◆ RECORDS SUPPLIED ◆
^^^^^^^^

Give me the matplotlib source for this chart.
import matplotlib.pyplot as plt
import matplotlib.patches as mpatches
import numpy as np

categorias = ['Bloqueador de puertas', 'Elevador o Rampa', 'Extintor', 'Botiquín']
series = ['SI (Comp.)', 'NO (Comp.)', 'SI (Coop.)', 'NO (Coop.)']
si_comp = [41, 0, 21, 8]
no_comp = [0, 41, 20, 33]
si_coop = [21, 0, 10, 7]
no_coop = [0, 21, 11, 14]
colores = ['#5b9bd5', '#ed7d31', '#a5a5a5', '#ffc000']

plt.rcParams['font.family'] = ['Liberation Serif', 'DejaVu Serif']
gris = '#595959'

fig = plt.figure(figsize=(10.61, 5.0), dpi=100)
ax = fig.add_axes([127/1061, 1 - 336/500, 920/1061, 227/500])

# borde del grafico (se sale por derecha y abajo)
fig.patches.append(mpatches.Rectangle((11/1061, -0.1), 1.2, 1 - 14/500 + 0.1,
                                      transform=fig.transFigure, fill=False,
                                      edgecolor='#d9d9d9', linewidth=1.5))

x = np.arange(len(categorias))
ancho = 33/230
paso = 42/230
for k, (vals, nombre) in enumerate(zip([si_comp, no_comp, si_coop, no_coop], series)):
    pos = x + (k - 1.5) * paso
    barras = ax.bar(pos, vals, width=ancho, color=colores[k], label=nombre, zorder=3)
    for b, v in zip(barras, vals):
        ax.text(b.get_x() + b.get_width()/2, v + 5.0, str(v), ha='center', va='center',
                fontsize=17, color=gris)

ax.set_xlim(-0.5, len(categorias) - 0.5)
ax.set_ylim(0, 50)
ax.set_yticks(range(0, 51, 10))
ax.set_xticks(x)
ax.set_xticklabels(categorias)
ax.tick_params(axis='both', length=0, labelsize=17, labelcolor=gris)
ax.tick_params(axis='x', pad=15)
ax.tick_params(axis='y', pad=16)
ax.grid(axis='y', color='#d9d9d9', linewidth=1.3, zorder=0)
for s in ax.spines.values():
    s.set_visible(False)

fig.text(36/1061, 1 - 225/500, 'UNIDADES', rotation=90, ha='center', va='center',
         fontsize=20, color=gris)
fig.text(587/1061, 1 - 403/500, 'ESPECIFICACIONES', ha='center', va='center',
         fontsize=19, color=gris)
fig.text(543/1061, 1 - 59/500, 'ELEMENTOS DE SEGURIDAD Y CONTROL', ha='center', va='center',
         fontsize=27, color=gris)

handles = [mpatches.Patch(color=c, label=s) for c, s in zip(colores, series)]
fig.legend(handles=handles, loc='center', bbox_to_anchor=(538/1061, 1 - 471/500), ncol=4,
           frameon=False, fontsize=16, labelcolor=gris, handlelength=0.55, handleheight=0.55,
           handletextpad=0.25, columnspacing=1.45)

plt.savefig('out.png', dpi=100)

^^^^^^^^

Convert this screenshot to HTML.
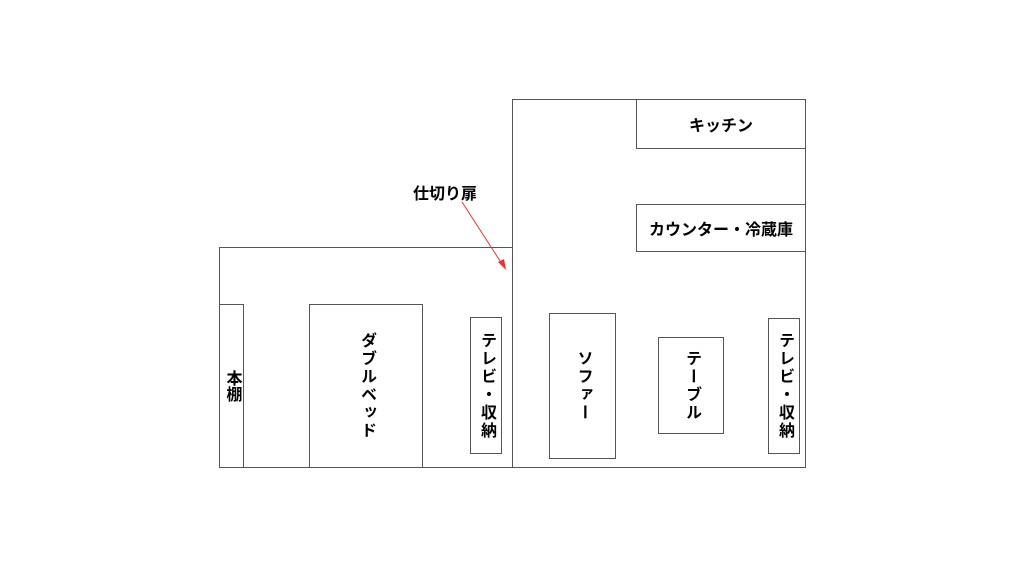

^^^^^^^^

◆ TASK BRIEF ◆
Copy out exactly the lines from the one with "Give me the matplotlib source for this chart." through the one with "import numpy as np", counting both ends, and no other lines.

◆ COMPLETE ANSWER ◆
Give me the matplotlib source for this chart.
import matplotlib.pyplot as plt
import matplotlib.patches as mpatches
import numpy as np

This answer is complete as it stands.